N.T. Wright has a new book out

Here’s an interview with the New Testament scholar who is popular in Catholic circles as well:

RNS: You address the question of whether Adam was a historical figure in one of the first chapters of the book, and you’re also an authority on the Apostle Paul. Another Theologian I respect, Dr. Albert Mohler, has written, “If Adam was not a historical figure, and thus if there was no Fall into sin and all humanity did not thus sin in Adam, then Paul’s telling of the Gospel is wrong.” How do you respond?

NTW: It is possible to get to the right answer for the wrong reasons. For example, if you think that 2+2 = 5 but also that 4+4 =7 then if someone asks you “what is 2+2+4+4?” you will say “12” and be correct, but for two wrong reasons.

I don’t know what logic Mr. Mohler is applying in the quote you give. I think it’s probably that of the “covenant of works,” found in the Westminster Confession and elsewhere, according to which God gives Adam a kind of moral test which he fails. Then he runs the test again with Jesus and he gets it right, so his “getting-it-right” (aka “righteousness”) is available for the rest of us. Obviously if you take Adam out of that equation it falls apart.

I do not believe that that is a good way of describing how biblical theology works, for reasons I’ve gone into at length in other books. In particular, I don’t think it’s how Paul expounds “justification by faith.” So I think the “covenant of works” line is a kind of 2+2 = 5 thing. But that doesn’t mean Mr. Mohler and his friends are wrong about a historical Adam. Somewhere along the line there’s a 4+4 = 7 thing as well so the calculation comes out right for the wrong reasons.

The way I see it is that there were many hominids or similar creatures, part of the long slow process of God’s good creation. And at a particular time God called a particular pair for a particular task:  to look after his creation and make it flourish in a whole new way. Actually, this fits with the scientific evidence according to which there were some significant changes in the hominid population and lifestyle around 6000 years ago, though I wouldn’t myself put too much weight on that.

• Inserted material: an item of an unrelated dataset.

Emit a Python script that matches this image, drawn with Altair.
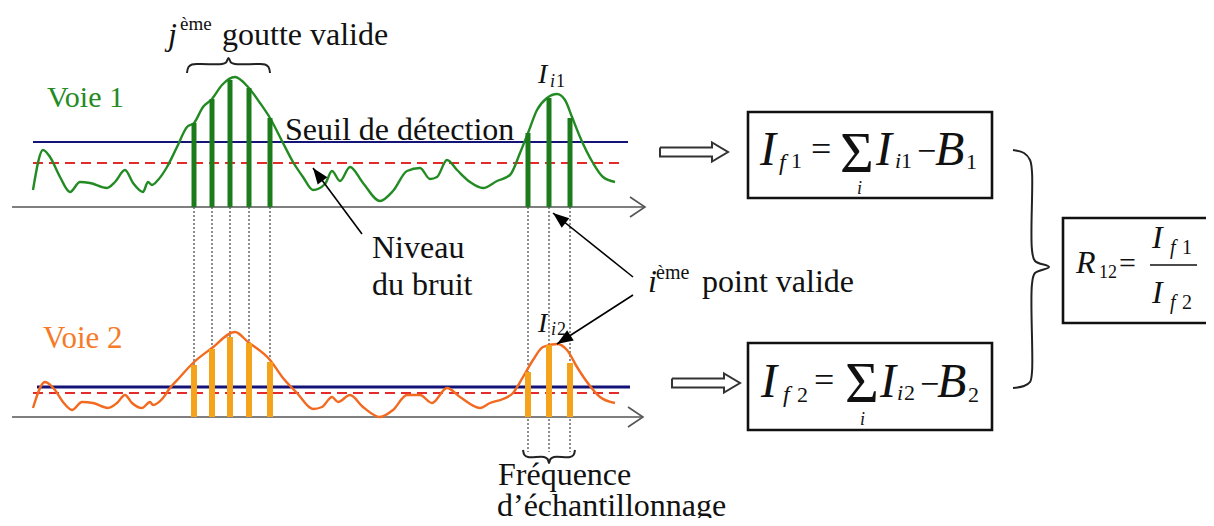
import math
import altair as alt
import pandas as pd

# ---------------- data (diagram units = reference pixels) ----------------
# Voie 1 (green) signal
voie1_x = [33, 43, 50, 60, 70, 80, 90, 107, 115, 125, 133, 143, 148, 152, 158, 167, 177, 187, 194, 203,
           212, 222, 235, 248, 260, 270, 283, 293, 303, 313, 325, 332, 340, 350, 363, 380, 393, 407, 420, 430,
           437, 447, 457, 470, 483, 497, 510, 520, 528, 537, 547, 557, 565, 572, 580, 593, 603, 615]
voie1_y = [190, 150, 157, 177, 192, 182, 183, 188, 182, 170, 183, 192, 182, 185, 180, 167, 147, 127, 123, 107,
           99, 85, 77, 87, 103, 118, 143, 162, 177, 190, 184, 171, 181, 167, 183, 201, 191, 171, 168, 179,
           177, 160, 170, 182, 188, 181, 175, 153, 133, 110, 98, 94, 100, 117, 137, 163, 177, 182]
# Voie 2 (orange) signal
voie2_x = [33, 45, 55, 63, 72, 82, 93, 108, 117, 125, 132, 142, 150, 153, 163, 170, 180, 193, 212, 235,
           248, 270, 283, 297, 313, 322, 332, 338, 350, 363, 380, 393, 407, 420, 432, 447, 460, 480, 490, 503,
           513, 523, 533, 543, 557, 567, 577, 587, 600, 615]
voie2_y = [408, 382, 390, 402, 410, 402, 403, 408, 403, 395, 403, 408, 402, 405, 398, 388, 377, 363, 348, 332,
           342, 360, 378, 393, 409, 407, 397, 402, 395, 407, 417, 410, 395, 395, 403, 388, 397, 408, 403, 399,
           393, 377, 360, 347, 344, 350, 367, 382, 397, 403]

# sampling instants (valid points) and sampled intensities
drop_x = [194, 212, 230, 249, 270]
point_x = [528, 549, 570]
voie1_drop_top = [123, 99, 80, 88, 118]
voie1_point_top = [133, 98, 118]
voie2_drop_top = [365, 349, 337, 343, 362]
voie2_point_top = [372, 345, 363]

# levels
axis_y = [207, 417]
axis_tip = [645, 643]
axis_start = [12, 12]
seuil_y = [142, 387]
seuil_x = [[33, 628], [37, 630]]
bruit_y = [163, 393]
bruit_x = [[33, 622], [33, 622]]
freq_bottom = 452

# arrows (start -> tip)
arrow_sx = [362, 633, 633]
arrow_sy = [234, 277, 295]
arrow_tx = [313, 553, 557]
arrow_ty = [168, 213, 344]

# hollow block arrows
block_start = [660, 672]
block_tip = [728, 740]
block_y = [152, 383]

# boxes [x1, x2, y1, y2]
boxes = [[748, 992, 112, 198], [748, 992, 343, 430], [1063, 1209, 218, 323]]
frac_bar = [1150, 1197, 265]

# braces
brace_top_x = [187, 188.5, 192, 200, 222, 226, 228.5, 231, 235, 258, 265, 268.5, 270]
brace_top_y = [73, 67, 64.5, 64, 64, 62.5, 58, 62.5, 64, 64, 64.5, 67, 73]
brace_freq_x = [523, 524.5, 528, 544, 547.5, 549, 550.5, 554, 570, 573.5, 575]
brace_freq_y = [450, 455, 457, 457, 459, 463, 459, 457, 457, 455, 450]
brace_big_x = [1013, 1024, 1030, 1032, 1032, 1035, 1049, 1035, 1032, 1032, 1030, 1024, 1013]
brace_big_y = [150, 153, 160, 172, 250, 261, 267, 273, 284, 372, 382, 386, 388]

BLACK = "#111111"
GREEN = "#238b23"
GREEN_BAR = "#1c7c1c"
ORANGE = "#f26a1f"
ORANGE_BAR = "#f6a31c"
VOIE2_TXT = "#f57b2a"
NAVY = "#141478"
RED = "#e52a2a"

FONT = "Liberation Serif"

# texts: (text, x, y, size, color, style)
texts = [
    ("j", 168, 45, 32, BLACK, "italic"),
    ("ème", 180, 30, 19, BLACK, "normal"),
    ("goutte valide", 222, 45, 32, BLACK, "normal"),
    ("Voie 1", 47, 107, 30, GREEN, "normal"),
    ("Seuil de détection", 285, 140, 32, BLACK, "normal"),
    ("I", 538, 83, 28, BLACK, "italic"), ("i", 550, 87, 18, BLACK, "italic"), ("1", 556, 87, 18, BLACK, "normal"),
    ("Niveau", 372, 258, 32, BLACK, "normal"),
    ("du bruit", 372, 295, 32, BLACK, "normal"),
    ("i", 648, 292, 32, BLACK, "italic"),
    ("ème", 656, 279, 20, BLACK, "normal"),
    ("point valide", 702, 292, 32, BLACK, "normal"),
    ("Voie 2", 43, 348, 31, VOIE2_TXT, "normal"),
    ("I", 538, 332, 28, BLACK, "italic"), ("i", 551, 335, 18, BLACK, "italic"), ("2", 557, 335, 18, BLACK, "normal"),
    ("Fréquence", 498, 485, 32, BLACK, "normal"),
    ("d\u2019échantillonnage", 497, 516, 32, BLACK, "normal"),
    # box 1 : I_f1 = sum_i I_i1 - B_1
    ("I", 760, 165, 48, BLACK, "italic"), ("f", 779, 170, 24, BLACK, "italic"), ("1", 791, 168, 22, BLACK, "normal"),
    ("=", 811, 161, 36, BLACK, "normal"), ("\u03a3", 840, 172, 58, BLACK, "normal"),
    ("i", 857, 194, 18, BLACK, "italic"),
    ("I", 876, 165, 48, BLACK, "italic"), ("i", 895, 168, 22, BLACK, "italic"), ("1", 901, 168, 22, BLACK, "normal"),
    ("\u2212", 917, 162, 34, BLACK, "normal"), ("B", 935, 165, 48, BLACK, "italic"),
    ("1", 966, 169, 22, BLACK, "normal"),
    # box 2 : I_f2 = sum_i I_i2 - B_2
    ("I", 761, 397, 48, BLACK, "italic"), ("f", 783, 402, 24, BLACK, "italic"), ("2", 797, 402, 22, BLACK, "normal"),
    ("=", 814, 392, 36, BLACK, "normal"), ("\u03a3", 845, 402, 58, BLACK, "normal"),
    ("i", 860, 425, 18, BLACK, "italic"),
    ("I", 880, 397, 48, BLACK, "italic"), ("i", 897, 400, 22, BLACK, "italic"), ("2", 904, 400, 22, BLACK, "normal"),
    ("\u2212", 920, 395, 34, BLACK, "normal"), ("B", 937, 397, 48, BLACK, "italic"),
    ("2", 968, 402, 22, BLACK, "normal"),
    # box 3 : R_12 = I_f1 / I_f2
    ("R", 1076, 273, 32, BLACK, "italic"), ("12", 1099, 278, 18, BLACK, "normal"),
    ("=", 1119, 273, 30, BLACK, "normal"),
    ("I", 1152, 248, 32, BLACK, "italic"), ("f", 1170, 254, 20, BLACK, "italic"), ("1", 1182, 254, 20, BLACK, "normal"),
    ("I", 1152, 303, 32, BLACK, "italic"), ("f", 1170, 309, 20, BLACK, "italic"), ("2", 1182, 309, 20, BLACK, "normal"),
]

# ---------------- chart ----------------
W, H = 1198, 510
X0, Y0 = 8, 8
xs = alt.Scale(domain=[X0, X0 + W], nice=False, zero=False)
ys = alt.Scale(domain=[Y0, Y0 + H], nice=False, zero=False, reverse=True)


def X(f="x"):
    return alt.X(f"{f}:Q", scale=xs, axis=None)


def Y(f="y"):
    return alt.Y(f"{f}:Q", scale=ys, axis=None)


layers = []

# dotted sampling lines
dots = pd.DataFrame(
    [{"x": x, "y": axis_y[0], "y2": t} for x, t in zip(drop_x, voie2_drop_top)]
    + [{"x": x, "y": axis_y[0], "y2": freq_bottom} for x in point_x]
)
layers.append(alt.Chart(dots).mark_rule(color="#444444", strokeWidth=1.2, strokeDash=[2, 2])
              .encode(x=X(), y=Y(), y2=alt.Y2("y2:Q")))

# axes baselines
axes = pd.DataFrame({"x": axis_start, "x2": axis_tip, "y": axis_y})
layers.append(alt.Chart(axes).mark_rule(color="#555555", strokeWidth=1.6)
              .encode(x=X(), x2=alt.X2("x2:Q"), y=Y()))
chev = []
for k, (tx, ay) in enumerate(zip(axis_tip, axis_y)):
    for i, (dx, dy) in enumerate([(-15, -10), (0, 0), (-15, 10)]):
        chev.append({"g": k, "o": i, "x": tx + dx, "y": ay + dy})
layers.append(alt.Chart(pd.DataFrame(chev)).mark_line(color="#555555", strokeWidth=1.6)
              .encode(x=X(), y=Y(), detail="g:N", order="o:Q"))

# thresholds
for (sx, y, w) in zip(seuil_x, seuil_y, [2.2, 3.2]):
    layers.append(alt.Chart(pd.DataFrame({"x": [sx[0]], "x2": [sx[1]], "y": [y]}))
                  .mark_rule(color=NAVY, strokeWidth=w)
                  .encode(x=X(), x2=alt.X2("x2:Q"), y=Y()))
bruit = pd.DataFrame({"x": [s[0] for s in bruit_x], "x2": [s[1] for s in bruit_x], "y": bruit_y})
layers.append(alt.Chart(bruit).mark_rule(color=RED, strokeWidth=2.2, strokeDash=[10, 6])
              .encode(x=X(), x2=alt.X2("x2:Q"), y=Y()))

# curves
c1 = pd.DataFrame({"x": voie1_x, "y": voie1_y})
c2 = pd.DataFrame({"x": voie2_x, "y": voie2_y})
layers.append(alt.Chart(c1).mark_line(color=GREEN, strokeWidth=2.4, interpolate="monotone")
              .encode(x=X(), y=Y()))
layers.append(alt.Chart(c2).mark_line(color=ORANGE, strokeWidth=2.4, interpolate="monotone")
              .encode(x=X(), y=Y()))

# sampled bars
b1 = pd.DataFrame({"x": drop_x + point_x, "y": voie1_drop_top + voie1_point_top,
                   "y2": [axis_y[0]] * (len(drop_x) + len(point_x))})
b2 = pd.DataFrame({"x": drop_x + point_x, "y": voie2_drop_top + voie2_point_top,
                   "y2": [axis_y[1]] * (len(drop_x) + len(point_x))})
layers.append(alt.Chart(b1).mark_rule(color=GREEN_BAR, strokeWidth=5)
              .encode(x=X(), y=Y(), y2=alt.Y2("y2:Q")))
layers.append(alt.Chart(b2).mark_rule(color=ORANGE_BAR, strokeWidth=6)
              .encode(x=X(), y=Y(), y2=alt.Y2("y2:Q")))

# pointer arrows
arr = pd.DataFrame({"x": arrow_sx, "y": arrow_sy, "x2": arrow_tx, "y2": arrow_ty})
arr["angle"] = [(math.degrees(math.atan2(tx - sx, -(ty - sy))) + 360) % 360
                for sx, sy, tx, ty in zip(arrow_sx, arrow_sy, arrow_tx, arrow_ty)]
layers.append(alt.Chart(arr).mark_rule(color="#000000", strokeWidth=1.6)
              .encode(x=X(), y=Y(), x2=alt.X2("x2:Q"), y2=alt.Y2("y2:Q")))
layers.append(alt.Chart(arr).mark_point(shape="M0,0L-0.38,1L0.38,1Z", filled=True, size=1024,
                                        color="#000000", opacity=1)
              .encode(x=X("x2"), y=Y("y2"), angle=alt.Angle("angle:Q", scale=None)))

# hollow block arrows
blk = []
for k, (x0, tip, cy) in enumerate(zip(block_start, block_tip, block_y)):
    pts = [(x0, cy - 4.5), (tip - 16, cy - 4.5), (tip - 16, cy - 9.5), (tip, cy),
           (tip - 16, cy + 9.5), (tip - 16, cy + 4.5), (x0, cy + 4.5), (x0, cy - 4.5)]
    for i, (px, py) in enumerate(pts):
        blk.append({"g": k, "o": i, "x": px, "y": py})
layers.append(alt.Chart(pd.DataFrame(blk)).mark_line(color="#333333", strokeWidth=2, strokeJoin="miter")
              .encode(x=X(), y=Y(), detail="g:N", order="o:Q"))

# boxes
bx = pd.DataFrame({"x": [b[0] for b in boxes], "x2": [b[1] for b in boxes],
                   "y": [b[2] for b in boxes], "y2": [b[3] for b in boxes]})
layers.append(alt.Chart(bx).mark_rect(fill="white", stroke="#111111", strokeWidth=2.6)
              .encode(x=X(), x2=alt.X2("x2:Q"), y=Y(), y2=alt.Y2("y2:Q")))
fb = pd.DataFrame({"x": [frac_bar[0]], "x2": [frac_bar[1]], "y": [frac_bar[2]]})
layers.append(alt.Chart(fb).mark_rule(color="#111111", strokeWidth=1.5)
              .encode(x=X(), x2=alt.X2("x2:Q"), y=Y()))

# braces
br = []
for k, (bxs, bys) in enumerate([(brace_top_x, brace_top_y), (brace_freq_x, brace_freq_y),
                                (brace_big_x, brace_big_y)]):
    for i, (px, py) in enumerate(zip(bxs, bys)):
        br.append({"g": k, "o": i, "x": px, "y": py})
layers.append(alt.Chart(pd.DataFrame(br)).mark_line(color="#222222", strokeWidth=2, interpolate="catmull-rom")
              .encode(x=X(), y=Y(), detail="g:N", order="o:Q"))

# texts: one layer per (size, colour, style) group, all style given as mark properties
tdf = pd.DataFrame(texts, columns=["label", "x", "y", "fs", "col", "style"])
for (fs, col, style), g in tdf.groupby(["fs", "col", "style"], sort=False):
    layers.append(alt.Chart(g[["label", "x", "y"]].reset_index(drop=True))
                  .mark_text(font=FONT, fontSize=float(fs), color=col, fontStyle=style,
                             align="left", baseline="alphabetic")
                  .encode(x=X(), y=Y(), text="label:N"))

chart = (alt.layer(*layers)
         .properties(width=W, height=H, padding=0, autosize=alt.AutoSizeParams(type="none"),
                     background="white")
         .configure(font=FONT)
         .configure_view(stroke=None))

chart.save("out.html", embed_options={"renderer": "svg", "actions": False})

The point is that if you start, not with Adam and a “moral test,” but with Adam and Eve and a vocation (see Psalm 8), then a lot of things in Paul look significantly different. There is more to Paul—and to Genesis—than you might have thought. It all works, it’s all good, it’s all about God’s grace—and it’s about a justification through which humans are “put right” in order to get the original project back on track, so that we might be “putting-right” people for the world. That’s something that’s often been strangely absent from a Westminster Confession type of theology.